» **Aim**: Leave out the pictures, and write out exactly the lines from the beginning of the material to the line holding "(0,0) rectangle (811,500);", that line included, and nothing else.
━━ Information shown ━━
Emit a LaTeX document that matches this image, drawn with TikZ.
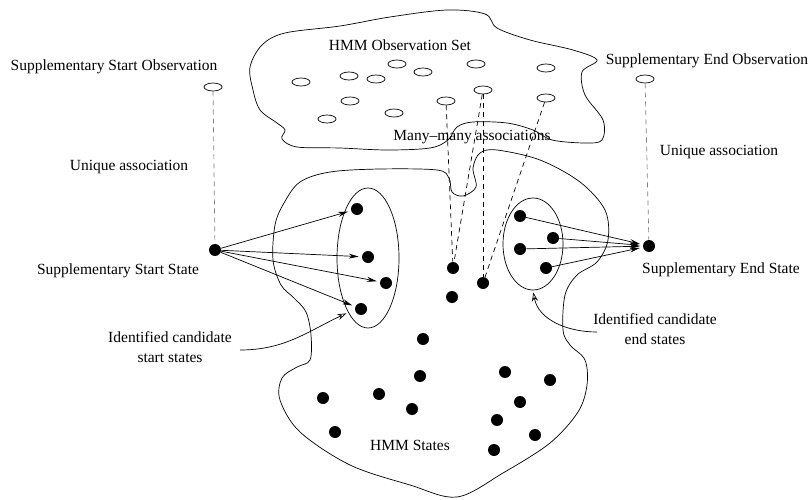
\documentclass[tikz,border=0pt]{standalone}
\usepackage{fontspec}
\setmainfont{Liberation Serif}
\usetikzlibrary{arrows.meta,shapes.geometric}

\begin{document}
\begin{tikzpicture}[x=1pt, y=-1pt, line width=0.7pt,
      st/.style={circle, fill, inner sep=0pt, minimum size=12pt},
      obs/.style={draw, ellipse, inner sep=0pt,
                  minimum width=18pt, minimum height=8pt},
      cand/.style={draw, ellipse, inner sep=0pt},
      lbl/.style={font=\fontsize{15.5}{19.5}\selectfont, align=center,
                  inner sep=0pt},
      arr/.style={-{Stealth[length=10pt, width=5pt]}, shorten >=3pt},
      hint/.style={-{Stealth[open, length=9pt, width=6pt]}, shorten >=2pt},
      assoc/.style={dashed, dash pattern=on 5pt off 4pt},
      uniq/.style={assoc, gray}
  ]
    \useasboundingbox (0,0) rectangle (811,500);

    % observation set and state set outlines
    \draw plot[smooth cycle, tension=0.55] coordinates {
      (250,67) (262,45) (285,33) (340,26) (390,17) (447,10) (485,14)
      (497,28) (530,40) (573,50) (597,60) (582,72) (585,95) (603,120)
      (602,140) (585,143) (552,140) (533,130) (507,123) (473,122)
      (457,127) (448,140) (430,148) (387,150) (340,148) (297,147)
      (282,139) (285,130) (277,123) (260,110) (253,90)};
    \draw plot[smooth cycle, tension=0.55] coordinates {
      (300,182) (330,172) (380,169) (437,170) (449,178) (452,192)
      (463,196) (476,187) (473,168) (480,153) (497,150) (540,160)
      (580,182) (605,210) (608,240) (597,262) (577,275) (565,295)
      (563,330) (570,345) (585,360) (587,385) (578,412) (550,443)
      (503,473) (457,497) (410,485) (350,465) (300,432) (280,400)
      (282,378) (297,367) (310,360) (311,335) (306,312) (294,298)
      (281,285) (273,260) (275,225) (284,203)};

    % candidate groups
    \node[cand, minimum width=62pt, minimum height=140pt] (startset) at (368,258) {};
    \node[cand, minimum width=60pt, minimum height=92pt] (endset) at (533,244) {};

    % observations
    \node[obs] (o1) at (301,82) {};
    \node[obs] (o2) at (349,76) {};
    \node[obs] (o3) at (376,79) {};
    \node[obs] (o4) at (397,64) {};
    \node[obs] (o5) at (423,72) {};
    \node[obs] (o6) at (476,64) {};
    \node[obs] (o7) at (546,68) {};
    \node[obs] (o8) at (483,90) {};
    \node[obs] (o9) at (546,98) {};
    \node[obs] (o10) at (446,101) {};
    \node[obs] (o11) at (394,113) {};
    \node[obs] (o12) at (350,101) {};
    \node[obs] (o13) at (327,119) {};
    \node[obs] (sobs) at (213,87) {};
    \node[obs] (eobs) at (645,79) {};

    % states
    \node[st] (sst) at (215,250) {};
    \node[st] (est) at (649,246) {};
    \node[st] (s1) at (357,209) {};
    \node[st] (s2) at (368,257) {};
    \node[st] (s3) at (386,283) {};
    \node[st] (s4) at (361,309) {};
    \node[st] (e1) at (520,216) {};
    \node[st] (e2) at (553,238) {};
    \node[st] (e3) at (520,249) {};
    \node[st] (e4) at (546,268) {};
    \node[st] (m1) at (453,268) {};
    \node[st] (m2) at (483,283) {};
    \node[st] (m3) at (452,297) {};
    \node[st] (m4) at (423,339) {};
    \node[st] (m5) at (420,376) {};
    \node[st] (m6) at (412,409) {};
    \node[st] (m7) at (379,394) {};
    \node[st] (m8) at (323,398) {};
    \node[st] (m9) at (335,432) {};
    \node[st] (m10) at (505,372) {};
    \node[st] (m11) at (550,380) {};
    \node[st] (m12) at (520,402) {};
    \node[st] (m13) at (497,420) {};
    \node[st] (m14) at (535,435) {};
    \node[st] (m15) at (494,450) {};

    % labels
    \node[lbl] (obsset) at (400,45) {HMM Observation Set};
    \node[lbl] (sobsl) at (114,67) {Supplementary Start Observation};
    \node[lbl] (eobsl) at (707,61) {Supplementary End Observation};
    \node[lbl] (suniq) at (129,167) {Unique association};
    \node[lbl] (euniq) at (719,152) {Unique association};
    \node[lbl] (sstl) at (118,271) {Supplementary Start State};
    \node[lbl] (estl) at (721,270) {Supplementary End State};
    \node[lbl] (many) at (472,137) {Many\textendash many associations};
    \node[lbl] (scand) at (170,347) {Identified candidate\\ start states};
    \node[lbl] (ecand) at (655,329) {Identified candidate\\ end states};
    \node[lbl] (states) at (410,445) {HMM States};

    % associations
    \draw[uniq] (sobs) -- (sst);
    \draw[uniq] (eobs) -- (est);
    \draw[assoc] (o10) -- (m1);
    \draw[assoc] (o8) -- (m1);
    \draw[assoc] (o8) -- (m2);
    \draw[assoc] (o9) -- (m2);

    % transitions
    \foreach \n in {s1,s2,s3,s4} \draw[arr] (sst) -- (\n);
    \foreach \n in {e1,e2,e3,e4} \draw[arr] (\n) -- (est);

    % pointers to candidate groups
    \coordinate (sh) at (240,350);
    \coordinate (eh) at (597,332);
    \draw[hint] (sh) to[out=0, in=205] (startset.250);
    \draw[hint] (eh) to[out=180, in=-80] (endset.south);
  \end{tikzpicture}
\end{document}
━━━
» **Exercise solution**:
Emit a LaTeX document that matches this image, drawn with TikZ.
\documentclass[tikz,border=0pt]{standalone}
\usepackage{fontspec}
\setmainfont{Liberation Serif}
\usetikzlibrary{arrows.meta,shapes.geometric}

\begin{document}
\begin{tikzpicture}[x=1pt, y=-1pt, line width=0.7pt,
      st/.style={circle, fill, inner sep=0pt, minimum size=12pt},
      obs/.style={draw, ellipse, inner sep=0pt,
                  minimum width=18pt, minimum height=8pt},
      cand/.style={draw, ellipse, inner sep=0pt},
      lbl/.style={font=\fontsize{15.5}{19.5}\selectfont, align=center,
                  inner sep=0pt},
      arr/.style={-{Stealth[length=10pt, width=5pt]}, shorten >=3pt},
      hint/.style={-{Stealth[open, length=9pt, width=6pt]}, shorten >=2pt},
      assoc/.style={dashed, dash pattern=on 5pt off 4pt},
      uniq/.style={assoc, gray}
  ]
    \useasboundingbox (0,0) rectangle (811,500);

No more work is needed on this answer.